> [Work required]: Repeat everything from the first line of the listing below through the line that contains "const groupColors = ['#ffffff', '#8f8f8f', '#d6d6d6'];", exactly. Leave out pictures.

> [Collection entries]:

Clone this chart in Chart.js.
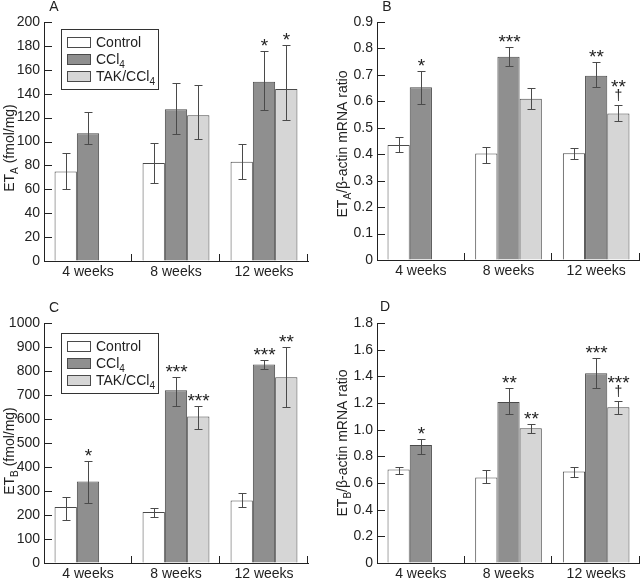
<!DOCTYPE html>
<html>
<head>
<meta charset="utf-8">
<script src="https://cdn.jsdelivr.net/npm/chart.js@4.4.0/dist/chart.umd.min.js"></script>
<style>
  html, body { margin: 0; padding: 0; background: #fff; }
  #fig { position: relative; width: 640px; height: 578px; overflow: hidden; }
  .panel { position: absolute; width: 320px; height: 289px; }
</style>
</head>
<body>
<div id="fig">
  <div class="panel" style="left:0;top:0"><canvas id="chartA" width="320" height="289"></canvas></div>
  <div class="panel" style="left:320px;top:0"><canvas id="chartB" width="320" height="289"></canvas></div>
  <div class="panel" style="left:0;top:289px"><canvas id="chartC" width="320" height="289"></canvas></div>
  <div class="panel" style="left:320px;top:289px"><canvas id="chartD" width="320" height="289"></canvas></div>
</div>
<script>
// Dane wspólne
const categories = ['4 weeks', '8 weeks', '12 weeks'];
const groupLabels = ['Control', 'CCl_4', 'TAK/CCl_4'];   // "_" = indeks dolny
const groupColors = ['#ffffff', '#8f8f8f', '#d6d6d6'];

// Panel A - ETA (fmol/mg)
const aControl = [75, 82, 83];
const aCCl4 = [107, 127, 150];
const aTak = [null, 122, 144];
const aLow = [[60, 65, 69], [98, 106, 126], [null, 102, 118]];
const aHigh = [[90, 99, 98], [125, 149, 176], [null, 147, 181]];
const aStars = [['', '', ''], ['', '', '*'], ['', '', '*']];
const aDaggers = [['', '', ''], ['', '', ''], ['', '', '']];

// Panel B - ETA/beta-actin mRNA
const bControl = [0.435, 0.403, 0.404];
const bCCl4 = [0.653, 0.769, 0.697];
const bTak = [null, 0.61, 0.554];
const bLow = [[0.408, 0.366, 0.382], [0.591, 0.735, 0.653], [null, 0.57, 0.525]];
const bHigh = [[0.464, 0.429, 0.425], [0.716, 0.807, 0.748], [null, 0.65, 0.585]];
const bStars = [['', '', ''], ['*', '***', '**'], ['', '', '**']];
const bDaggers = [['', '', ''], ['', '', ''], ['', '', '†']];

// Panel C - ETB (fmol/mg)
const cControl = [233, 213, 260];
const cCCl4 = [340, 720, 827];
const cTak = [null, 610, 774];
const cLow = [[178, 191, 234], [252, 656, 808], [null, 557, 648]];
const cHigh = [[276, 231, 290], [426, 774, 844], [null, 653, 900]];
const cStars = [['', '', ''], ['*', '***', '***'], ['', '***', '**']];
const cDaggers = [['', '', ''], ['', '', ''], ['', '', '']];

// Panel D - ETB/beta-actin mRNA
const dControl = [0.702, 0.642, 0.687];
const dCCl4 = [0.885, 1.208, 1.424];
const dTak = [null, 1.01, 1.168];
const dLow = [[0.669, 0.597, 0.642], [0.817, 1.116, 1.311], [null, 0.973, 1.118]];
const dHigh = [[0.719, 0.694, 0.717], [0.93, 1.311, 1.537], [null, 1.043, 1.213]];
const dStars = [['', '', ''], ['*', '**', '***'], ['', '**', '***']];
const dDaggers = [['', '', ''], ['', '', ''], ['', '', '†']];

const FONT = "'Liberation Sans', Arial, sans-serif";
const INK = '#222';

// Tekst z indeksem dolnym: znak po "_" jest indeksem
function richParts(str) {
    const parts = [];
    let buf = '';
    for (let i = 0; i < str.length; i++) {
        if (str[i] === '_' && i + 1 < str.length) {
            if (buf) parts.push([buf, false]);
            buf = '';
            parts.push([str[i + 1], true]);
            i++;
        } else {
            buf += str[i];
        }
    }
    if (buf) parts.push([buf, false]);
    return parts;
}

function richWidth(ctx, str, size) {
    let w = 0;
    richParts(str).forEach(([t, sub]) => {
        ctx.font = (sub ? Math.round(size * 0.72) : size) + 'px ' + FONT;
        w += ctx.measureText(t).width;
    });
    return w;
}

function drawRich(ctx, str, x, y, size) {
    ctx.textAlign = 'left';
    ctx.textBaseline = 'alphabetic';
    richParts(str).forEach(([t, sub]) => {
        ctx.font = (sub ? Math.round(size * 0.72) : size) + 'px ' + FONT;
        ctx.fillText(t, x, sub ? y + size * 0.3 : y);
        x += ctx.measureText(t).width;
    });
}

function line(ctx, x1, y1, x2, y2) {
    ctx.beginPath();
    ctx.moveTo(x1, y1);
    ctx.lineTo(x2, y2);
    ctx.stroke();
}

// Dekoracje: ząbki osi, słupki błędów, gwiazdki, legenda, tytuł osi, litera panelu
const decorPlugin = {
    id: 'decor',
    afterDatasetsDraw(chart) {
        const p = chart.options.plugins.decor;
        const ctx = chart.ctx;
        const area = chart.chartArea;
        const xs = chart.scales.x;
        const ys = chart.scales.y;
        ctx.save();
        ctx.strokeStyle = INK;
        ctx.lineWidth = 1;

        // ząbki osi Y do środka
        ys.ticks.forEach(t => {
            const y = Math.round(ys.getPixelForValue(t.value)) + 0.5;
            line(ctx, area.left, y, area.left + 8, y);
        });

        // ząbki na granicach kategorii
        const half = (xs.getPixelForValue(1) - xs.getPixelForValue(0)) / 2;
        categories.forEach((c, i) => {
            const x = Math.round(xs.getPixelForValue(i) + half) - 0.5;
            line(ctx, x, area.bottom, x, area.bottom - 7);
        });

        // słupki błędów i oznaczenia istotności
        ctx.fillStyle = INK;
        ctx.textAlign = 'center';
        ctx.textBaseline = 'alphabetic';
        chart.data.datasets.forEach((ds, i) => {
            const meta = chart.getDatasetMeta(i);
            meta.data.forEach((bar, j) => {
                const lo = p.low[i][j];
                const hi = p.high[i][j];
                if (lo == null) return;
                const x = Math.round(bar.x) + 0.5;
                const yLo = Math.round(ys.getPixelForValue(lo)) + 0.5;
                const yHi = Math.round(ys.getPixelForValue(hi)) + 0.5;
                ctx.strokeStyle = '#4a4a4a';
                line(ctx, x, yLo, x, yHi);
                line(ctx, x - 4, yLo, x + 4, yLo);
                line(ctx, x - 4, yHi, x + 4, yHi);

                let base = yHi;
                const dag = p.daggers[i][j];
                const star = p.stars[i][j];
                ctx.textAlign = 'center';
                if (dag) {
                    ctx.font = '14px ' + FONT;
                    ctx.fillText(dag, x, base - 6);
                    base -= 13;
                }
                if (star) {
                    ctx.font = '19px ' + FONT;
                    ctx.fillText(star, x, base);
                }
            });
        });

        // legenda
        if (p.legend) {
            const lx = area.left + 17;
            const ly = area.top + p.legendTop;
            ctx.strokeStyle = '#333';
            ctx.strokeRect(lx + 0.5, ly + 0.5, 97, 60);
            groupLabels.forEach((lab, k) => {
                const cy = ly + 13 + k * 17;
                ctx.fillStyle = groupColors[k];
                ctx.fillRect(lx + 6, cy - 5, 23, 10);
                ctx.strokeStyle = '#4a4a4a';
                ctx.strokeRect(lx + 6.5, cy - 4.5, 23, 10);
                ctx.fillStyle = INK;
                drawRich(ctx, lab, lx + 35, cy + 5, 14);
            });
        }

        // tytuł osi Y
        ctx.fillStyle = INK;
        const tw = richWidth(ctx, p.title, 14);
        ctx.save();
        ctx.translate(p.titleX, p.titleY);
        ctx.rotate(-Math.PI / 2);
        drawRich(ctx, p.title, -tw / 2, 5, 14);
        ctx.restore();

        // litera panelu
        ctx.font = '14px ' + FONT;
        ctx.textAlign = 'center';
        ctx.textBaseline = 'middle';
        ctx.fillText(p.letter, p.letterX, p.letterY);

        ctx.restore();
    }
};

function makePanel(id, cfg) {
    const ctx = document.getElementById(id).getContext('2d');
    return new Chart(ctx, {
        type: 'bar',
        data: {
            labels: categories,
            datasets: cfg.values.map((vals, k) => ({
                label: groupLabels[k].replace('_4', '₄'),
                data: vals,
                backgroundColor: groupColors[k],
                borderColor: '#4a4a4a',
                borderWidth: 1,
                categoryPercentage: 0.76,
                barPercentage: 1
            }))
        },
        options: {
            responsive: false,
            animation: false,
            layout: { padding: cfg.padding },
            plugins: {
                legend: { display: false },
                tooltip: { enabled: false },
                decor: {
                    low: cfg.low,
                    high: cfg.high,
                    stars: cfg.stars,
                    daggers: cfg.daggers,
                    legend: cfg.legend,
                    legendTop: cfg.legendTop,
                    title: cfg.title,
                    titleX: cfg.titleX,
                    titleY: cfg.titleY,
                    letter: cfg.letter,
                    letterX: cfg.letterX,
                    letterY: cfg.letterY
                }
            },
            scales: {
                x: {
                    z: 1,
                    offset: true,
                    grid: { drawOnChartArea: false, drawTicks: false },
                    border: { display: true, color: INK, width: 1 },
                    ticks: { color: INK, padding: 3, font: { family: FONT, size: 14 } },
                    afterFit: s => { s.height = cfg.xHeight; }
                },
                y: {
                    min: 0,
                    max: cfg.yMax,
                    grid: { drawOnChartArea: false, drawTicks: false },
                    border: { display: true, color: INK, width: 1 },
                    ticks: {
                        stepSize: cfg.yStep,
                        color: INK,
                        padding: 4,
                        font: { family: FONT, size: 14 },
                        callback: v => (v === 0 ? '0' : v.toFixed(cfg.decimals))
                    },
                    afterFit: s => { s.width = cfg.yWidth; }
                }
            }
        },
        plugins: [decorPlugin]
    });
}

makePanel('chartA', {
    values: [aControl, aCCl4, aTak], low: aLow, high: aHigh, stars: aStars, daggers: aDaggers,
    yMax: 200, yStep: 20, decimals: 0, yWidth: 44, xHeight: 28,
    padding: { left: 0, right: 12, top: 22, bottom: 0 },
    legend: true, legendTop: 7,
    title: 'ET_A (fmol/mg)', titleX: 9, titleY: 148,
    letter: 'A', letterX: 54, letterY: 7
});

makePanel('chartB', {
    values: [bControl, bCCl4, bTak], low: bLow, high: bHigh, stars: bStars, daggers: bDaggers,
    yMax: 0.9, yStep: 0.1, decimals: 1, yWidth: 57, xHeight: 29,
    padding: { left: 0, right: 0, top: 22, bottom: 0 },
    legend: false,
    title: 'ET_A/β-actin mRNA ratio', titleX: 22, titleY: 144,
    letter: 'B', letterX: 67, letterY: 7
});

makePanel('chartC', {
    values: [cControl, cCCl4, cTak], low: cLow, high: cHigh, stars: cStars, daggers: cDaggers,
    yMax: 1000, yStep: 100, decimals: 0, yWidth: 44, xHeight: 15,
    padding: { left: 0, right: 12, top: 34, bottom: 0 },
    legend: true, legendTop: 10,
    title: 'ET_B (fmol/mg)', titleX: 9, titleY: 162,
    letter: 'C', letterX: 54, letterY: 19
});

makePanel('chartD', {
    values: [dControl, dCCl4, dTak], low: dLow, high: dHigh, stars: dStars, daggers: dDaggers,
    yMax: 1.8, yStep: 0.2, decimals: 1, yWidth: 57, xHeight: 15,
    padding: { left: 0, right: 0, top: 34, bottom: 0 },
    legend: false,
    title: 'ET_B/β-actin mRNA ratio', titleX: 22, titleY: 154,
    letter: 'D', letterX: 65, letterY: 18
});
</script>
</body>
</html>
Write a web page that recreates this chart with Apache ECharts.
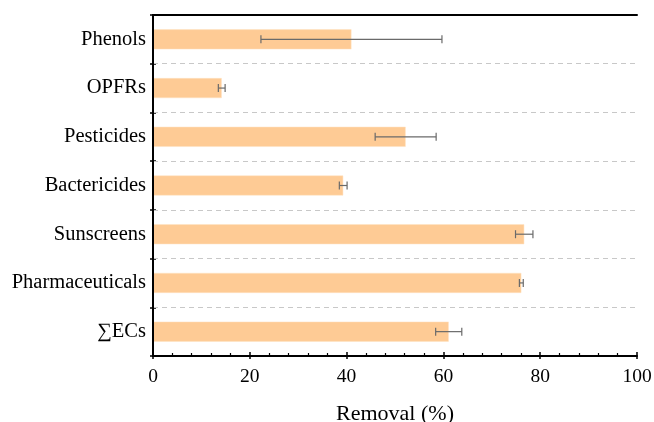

> [The result]:
Clone this chart in Chart.js.
<!DOCTYPE html>
<html>
<head>
<meta charset="utf-8">
<script src="https://cdn.jsdelivr.net/npm/chart.js@4.4.0/dist/chart.umd.min.js"></script>
<style>
  html, body { margin: 0; padding: 0; background: #fff; }
  #fig { position: relative; width: 640px; height: 578px; overflow: hidden; }
  .panel { position: absolute; width: 320px; height: 289px; }
</style>
</head>
<body>
<div id="fig">
  <div class="panel" style="left:0;top:0"><canvas id="chartA" width="320" height="289"></canvas></div>
  <div class="panel" style="left:320px;top:0"><canvas id="chartB" width="320" height="289"></canvas></div>
  <div class="panel" style="left:0;top:289px"><canvas id="chartC" width="320" height="289"></canvas></div>
  <div class="panel" style="left:320px;top:289px"><canvas id="chartD" width="320" height="289"></canvas></div>
</div>
<script>
// Dane wspólne
const categories = ['4 weeks', '8 weeks', '12 weeks'];
const groupLabels = ['Control', 'CCl_4', 'TAK/CCl_4'];   // "_" = indeks dolny
const groupColors = ['#ffffff', '#8f8f8f', '#d6d6d6'];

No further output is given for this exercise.